O DESPREZO
O sentimento de desprezo pressupõe uma relação do olhar do outro sobre o ser desprezado – um olhar que o torna invisível, que renega ao primeiro gesto de humanidade pois não o reconhece como seu semelhante, que o reduz a uma insignificância e lhe retira existência – ou melhor, que lhe confere uma existência indiferente. Os auéééu, inspirados pelos filmes Le Mépris e Weekend de Jean-Luc Godard, propõem-se pensar este sentimento, esta ausência de consideração pelas relações que cultivamos nas nossas vidas, o exercício de poder dominante, a manutenção dos seres desprezados.
O que nos diz este desprezo? O que nos diz acerca de quem despreza e de quem é desprezado? Que pensamento estruturante é revelado a partir dessa observação?
LOCAL E DATAS
> 8 a 11 de outubro - CCB
FICHA TÉCNICA E ARTÍSTICA
Criação e produção auéééu
Com Beatriz Brás, Frederico Barata, Filipe Velez, Joana Manaças, João Silva, Miguel Cunha e Sérgio Coragem
Apoio à criação Statt Miller e Francisco Salgueira (estagiário)

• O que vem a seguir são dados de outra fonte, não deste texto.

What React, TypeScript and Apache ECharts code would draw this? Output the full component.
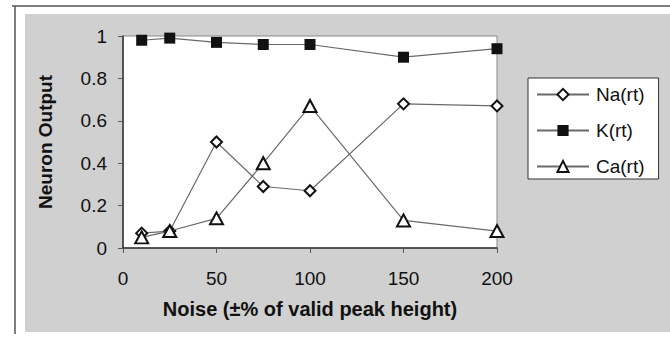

Desenho de luz Manuel Abrantes
Cenografia Joana Sousa
Figurinos Statt Miller
Apoio à pesquisa David Antunes e Francisco Luís Parreira (Inúteis Conversas)
Apoios DGArtes, República Portuguesa – Ministério da Cultura, Garantir Cultura, SPA/AGECOP
Coprodução Centro Cultural de Belém
Residência de coprodução O Espaço do Tempo e Centro Cultural Vila-Flôr
Residência de produção ProDança
Agradecimentos Às nossas famílias, Siegfried Stuber e Teatro da Politécnica
Fotografias Alípio Padilha
Duração 80min.
M/12
SOBRE O ESPETÁCULO
De que se vestem as emoções? Como se traja o desprezo? Como se pode tornar estético, bonito e interessante um sentimento cuja natureza se rege pela falta de apreço ou consideração por alguém ou alguma coisa?
O desafio de pensar a dramaturgia dos figurinos da mais recente produção dos auéééu resultou de uma dedicação profunda e absoluta a este sentimento/conceito que preside o espectáculo, precisamente o contrário daquilo que a sua definição implica.
Conforme já vem sendo habitual no registo cénico da companhia, este espectáculo vive de referências muito concretas das quais o grupo se apropria e reinventa, de modo a criar a sua própria escrita cénica original. Assim, partiu-se do filme Le Mépris (1963) de Jean-Luc Godard, o realizador fetiche da companhia, que tornou icónica a imagem de Brigitte Bardot num roupão amarelo canário.
As personagens do enredo de O Desprezo dos auéééu são as mesmas do filme em que se inspiraram, e o sentimento de desprezo não só é evidentemente herdada da narrativa cinematográfica godardiana, como se concretiza cenicamente no casal sem nome que serve de metáfora a esse sentimento.
A citação das cores do filme manifesta-se nas cores dos actores em cena, de modo a tornar evidentes as relações entre personagens e a sobreposição de planos ficcionais de que vive este espectáculo, formando pares funcionais/disfuncionais, revelando de que forma o amarelo significa o divino e o dinheiro, o azul claro as referências clássicas, e o vermelho a ferocidade das forças de produção. O verde serve os indecisos e as indecisões, e o azulão a reunião das ficções. Sendo o branco a junção de todas as cores, esta é a cor que veste a intersecção e o domínio de todos os planos da cena. As cores da terra, em vez de expressarem o significado que lhes é inerente (conforto, segurança, integridade, consciência e responsabilidade), servem, paradoxalmente, a citação de Bertolt Brecht, autor de eleição de Jean-Luc Godard: «Só o fragmento pode conservar a autenticidade.»
De que forma o desprezo habita as nossas vidas, como convivemos com ele e de que forma o reciclamos artisticamente, tornando-o produtivo, significativo e autêntico numa linguagem teatral? Comece-se por se vestir um roupão amarelo canário. O resto, é ficção, citação e jogo cénico.